Chinese conglomerate Fosun has closed the purchase of Unicredit's former headquarters in Milan, its debut acquisition in the Italian real estate market.

Chinese conglomerate Fosun has closed the purchase of Unicredit's former headquarters in Milan, its debut acquisition in the Italian real estate market.

Shanghai’s Fosun paid €345 mln for the historic building, which is known as Palazzo Broggi and was formerly used by Unicredit as its headquarters before the lender relocated to a new tower in Porta Nuova.

PropertyEU broke news of the deal in April, when it reported that Fosun had agreed to buy the asset in the largest real estate transaction in Italy in years. The deal is also believed to be the first direct acquisition of Italian commercial property by any Chinese investor.

Fosun had been vying with a partnership of Hines and Adia for the historic building, which is located on Milan’s central Piazza Cordusio. Hines and Adia offered €331 mln for Palazzo Broggi, while another joint venture, between Italy's Prelios and UK investor London & Regional Properties, tabled a €300 mln offer.

Palazzo Broggi was put up for sale through CBRE in July 2014 for a price of €400 mln. The landmark office building was owned by IdeaFimit’s Fondo Omicron Plus, which bought it in 2009 as part of a larger acquisition of €800 mln of assets from lender Unicredit.

The complex dates back to the early 1900s and provides around 45,000 m2 of office space in central Milan.
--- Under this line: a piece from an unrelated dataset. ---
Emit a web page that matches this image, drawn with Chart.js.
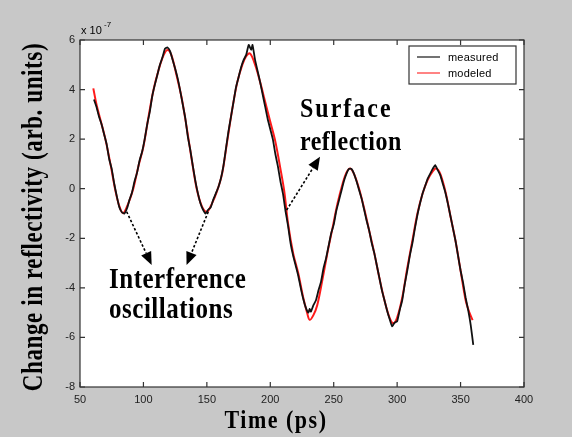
<!DOCTYPE html>
<html><head><meta charset="utf-8">
<script src="https://cdn.jsdelivr.net/npm/chart.js@4"></script>
<style>html,body{margin:0;padding:0;background:#c8c8c8;overflow:hidden}#wrap{width:572px;height:437px;position:relative}</style>
</head><body><div id="wrap"><canvas id="c" width="572" height="437"></canvas></div>
<script>
// Values in units of 1e-7
const seriesLabels = ['measured', 'modeled'];
const measuredTime = [61,63,65,67,69,71,73,75,77,79,81,83,85,87,89,91,93,95,97,99,101,103,105,107,109,111,113,115,117,119,121,123,125,127,129,131,133,135,137,139,141,143,145,147,149,151,153,155,157,159,161,163,165,167,169,171,173,175,177,179,181,183,185,186,188,190,192,194,196,198,200,202,204,206,208,210,212,214,216,218,220,222,224,226,228,230,231,232,234,236,238,240,242,244,246,248,250,252,254,256,258,260,262,264,266,268,270,272,274,276,278,280,282,284,286,288,290,292,294,296,298,300,302,304,306,308,310,312,314,316,318,320,322,324,326,328,330,332,334,336,338,340,342,344,346,348,350,352,354,356,358,360];
const measuredValue = [3.6,3.3,2.9,2.6,2.2,1.8,1.2,0.8,0.2,-0.3,-0.75,-0.95,-1.0,-0.8,-0.45,-0.15,0.3,0.65,1.15,1.5,2.0,2.6,3.1,3.75,4.2,4.6,5.0,5.3,5.65,5.7,5.55,5.2,4.85,4.45,3.95,3.4,2.85,2.1,1.55,0.9,0.3,-0.2,-0.6,-0.85,-1.0,-0.85,-0.75,-0.45,-0.2,0.05,0.4,0.9,1.6,2.3,2.9,3.5,4.1,4.5,4.9,5.2,5.4,5.8,5.6,5.8,5.2,4.75,4.3,3.8,3.3,2.8,2.4,2.0,1.4,0.9,0.3,-0.2,-0.9,-1.5,-2.2,-2.7,-3.1,-3.5,-4.0,-4.45,-4.8,-5.0,-4.85,-4.96,-4.7,-4.5,-4.1,-3.75,-3.2,-2.8,-2.3,-1.8,-1.45,-0.9,-0.5,-0.1,0.3,0.6,0.8,0.8,0.6,0.3,-0.05,-0.4,-0.85,-1.3,-1.7,-2.2,-2.6,-3.1,-3.6,-4.1,-4.5,-4.9,-5.25,-5.55,-5.4,-5.35,-4.9,-4.5,-3.85,-3.3,-2.7,-2.2,-1.6,-1.05,-0.6,-0.2,0.1,0.4,0.6,0.8,0.95,0.75,0.55,0.2,-0.15,-0.6,-1.1,-1.6,-2.1,-2.7,-3.3,-3.8,-4.4,-4.9,-5.5,-6.3];
const modeledTime = [60.5,63,66,70,74,78,81,84,88,92,96,100,104,108,112,116,119,122,126,130,134,138,142,146,150,154,158,162,166,170,174,178,181,184,188,192,196,200,204,208,211,214,218,222,226,229,231,234,237,241,245,249,253,257,260,263,266,270,274,278,282,286,290,294,297,300,304,308,312,316,320,324,328,331,334,338,342,346,350,354,357,359.5];
const modeledValue = [4.05,3.4,2.8,2.0,1.0,-0.1,-0.7,-0.99,-0.6,0,0.9,1.7,2.9,4.0,4.8,5.4,5.6,5.4,4.6,3.7,2.5,1.2,0,-0.7,-0.93,-0.6,-0.1,0.6,1.9,3.2,4.3,5.0,5.35,5.46,5.0,4.3,3.5,2.7,1.9,0.8,-0.1,-1.4,-2.6,-3.4,-4.4,-5.0,-5.29,-5.1,-4.7,-3.7,-2.6,-1.6,-0.6,0.2,0.65,0.82,0.6,0.0,-0.8,-1.7,-2.6,-3.6,-4.5,-5.2,-5.43,-5.2,-4.4,-3.2,-2.1,-1.0,-0.2,0.35,0.7,0.82,0.6,-0.1,-1.1,-2.1,-3.3,-4.5,-5.0,-5.3];
const xTicks = [50,100,150,200,250,300,350,400];
const yTicks = [-8,-6,-4,-2,0,2,4,6];
const xTitle = 'Time (ps)';
const yTitle = 'Change in reflectivity (arb. units)';
const exponentBase = 'x 10';
const exponentPower = '-7';
const notes = ['Surface', 'reflection', 'Interference', 'oscillations'];

function txt(ctx, s, x, y, font, sy, align, spacing, rot) {
  ctx.save();
  ctx.translate(x, y);
  if (rot) ctx.rotate(-Math.PI / 2);
  ctx.scale(1, sy);
  ctx.font = font;
  ctx.letterSpacing = (spacing || 0) + 'px';
  ctx.textAlign = align;
  ctx.textBaseline = 'middle';
  ctx.fillStyle = '#000';
  ctx.fillText(s, 0, 0);
  ctx.restore();
}
function arrow(ctx, x1, y1, x2, y2) {
  const a = Math.atan2(y2 - y1, x2 - x1);
  const L = 13, W = 5.5;
  const bx = x2 - L * Math.cos(a), by = y2 - L * Math.sin(a);
  ctx.save();
  ctx.strokeStyle = '#000'; ctx.lineWidth = 1.6; ctx.setLineDash([2.5, 2]);
  ctx.beginPath(); ctx.moveTo(x1, y1); ctx.lineTo(bx, by); ctx.stroke();
  ctx.setLineDash([]); ctx.fillStyle = '#000';
  ctx.beginPath(); ctx.moveTo(x2, y2);
  ctx.lineTo(bx + W * Math.sin(a), by - W * Math.cos(a));
  ctx.lineTo(bx - W * Math.sin(a), by + W * Math.cos(a));
  ctx.closePath(); ctx.fill();
  ctx.restore();
}

const decor = {
  id: 'decor',
  beforeDraw(chart) {
    const {ctx, chartArea: a} = chart;
    ctx.save(); ctx.fillStyle = '#fff';
    ctx.fillRect(a.left, a.top, a.right - a.left, a.bottom - a.top);
    ctx.restore();
  },
  afterDraw(chart) {
    const {ctx, chartArea: a, scales: {x, y}} = chart;
    ctx.save();
    ctx.strokeStyle = '#333'; ctx.lineWidth = 1.2;
    ctx.strokeRect(a.left, a.top, a.right - a.left, a.bottom - a.top);
    ctx.beginPath();
    xTicks.forEach(t => { const p = x.getPixelForValue(t);
      ctx.moveTo(p, a.bottom); ctx.lineTo(p, a.bottom - 5);
      ctx.moveTo(p, a.top); ctx.lineTo(p, a.top + 5); });
    yTicks.forEach(v => { const p = y.getPixelForValue(v);
      ctx.moveTo(a.left, p); ctx.lineTo(a.left + 5, p);
      ctx.moveTo(a.right, p); ctx.lineTo(a.right - 5, p); });
    ctx.stroke();
    ctx.restore();
    // exponent
    txt(ctx, exponentBase, a.left + 1, a.top - 9, '11px "Liberation Sans"', 1, 'left', 0);
    txt(ctx, exponentPower, a.left + 24, a.top - 15, '8px "Liberation Sans"', 1, 'left', 0);
    // legend
    const bx = a.right - 115, by = a.top + 6, bw = 107, bh = 38;
    ctx.save();
    ctx.fillStyle = '#fff'; ctx.fillRect(bx, by, bw, bh);
    ctx.strokeStyle = '#333'; ctx.lineWidth = 1.2; ctx.strokeRect(bx, by, bw, bh);
    chart.data.datasets.forEach((d, i) => {
      const ly = by + 11 + i * 16;
      ctx.strokeStyle = i === 0 ? '#444' : '#ff5a5a'; ctx.lineWidth = 1.5;
      ctx.beginPath(); ctx.moveTo(bx + 8, ly); ctx.lineTo(bx + 31, ly); ctx.stroke();
      txt(ctx, d.label, bx + 39, ly + 1, '11px "Liberation Sans"', 1.05, 'left', 0.2);
    });
    ctx.restore();
    // axis titles
    txt(ctx, xTitle, 276, 421, 'bold 22px "Liberation Serif"', 1.15, 'center', 1.5);
    txt(ctx, yTitle, 35, 217, 'bold 23px "Liberation Serif"', 1.25, 'center', 0.6, true);
    // annotations
    const X = t => x.getPixelForValue(t), Y = v => y.getPixelForValue(v);
    const sf = 'bold 24px "Liberation Serif"';
    txt(ctx, notes[0], X(223.4), Y(3.18), sf, 1.1, 'left', 2);
    txt(ctx, notes[1], X(223.4), Y(1.84), sf, 1.1, 'left', 0.5);
    txt(ctx, notes[2], X(72.9), Y(-3.68), 'bold 25px "Liberation Serif"', 1.2, 'left', 0.5);
    txt(ctx, notes[3], X(72.9), Y(-4.89), 'bold 25px "Liberation Serif"', 1.2, 'left', 0.5);
    arrow(ctx, X(86.8), Y(-0.93), X(106.5), Y(-3.08));
    arrow(ctx, X(151.1), Y(-0.93), X(134.0), Y(-3.08));
    arrow(ctx, X(212.9), Y(-0.86), X(239.2), Y(1.29));
  }
};

new Chart(document.getElementById('c'), {
  type: 'line',
  data: {
    datasets: [
      { label: seriesLabels[0], data: measuredTime.map((t, i) => ({x: t, y: measuredValue[i]})),
        borderColor: '#111', borderWidth: 1.8, pointRadius: 0, tension: 0.15, fill: false },
      { label: seriesLabels[1], data: modeledTime.map((t, i) => ({x: t, y: modeledValue[i]})),
        borderColor: '#ff1a1a', borderWidth: 2, pointRadius: 0, tension: 0.35, fill: false }
    ]
  },
  options: {
    responsive: false, animation: false, devicePixelRatio: 1,
    layout: { padding: { top: 40, right: 48, left: 0, bottom: 0 } },
    plugins: { legend: { display: false }, tooltip: { enabled: false } },
    scales: {
      x: { type: 'linear', min: 50, max: 400,
        afterBuildTicks: s => { s.ticks = xTicks.map(v => ({value: v})); },
        afterFit: s => { s.height = 50; },
        grid: { display: false, drawTicks: false }, border: { display: false },
        ticks: { padding: 6, color: '#222', font: { family: 'Liberation Sans', size: 11 }, maxRotation: 0 } },
      y: { type: 'linear', min: -8, max: 6,
        afterBuildTicks: s => { s.ticks = yTicks.map(v => ({value: v})); },
        afterFit: s => { s.width = 80; },
        grid: { display: false, drawTicks: false }, border: { display: false },
        ticks: { padding: 5, color: '#222', font: { family: 'Liberation Sans', size: 11 } } }
    }
  },
  plugins: [decor]
});
</script></body></html>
It is fully let to Unicredit on a 12-year lease although only 30% of the space is actually used by the bank.

Fosun plans to redevelop the property in one of the largest urban redevelopment projects in Continental Europe and the new concept is expected to host retail, offices, luxury hotels and serviced apartments.

'This is a great example of the strengthening Italian market attracting global capital and the increasing push by Chinese investors into new markets,' said Nick Hendy, senior director of EMEA capital markets at CBRE.

Outbound Chinese capital reached over $10 bn in 2014, the first time annual flows have exceeded that threshold, according to research from CBRE.

Although London remains the favoured destination – accounting for 52% of total China-sourced commercial real estate investment flows to Europe in 2014, its share of European investment has dropped from 80% in 2013, signalling a move by Chinese investors into new European markets.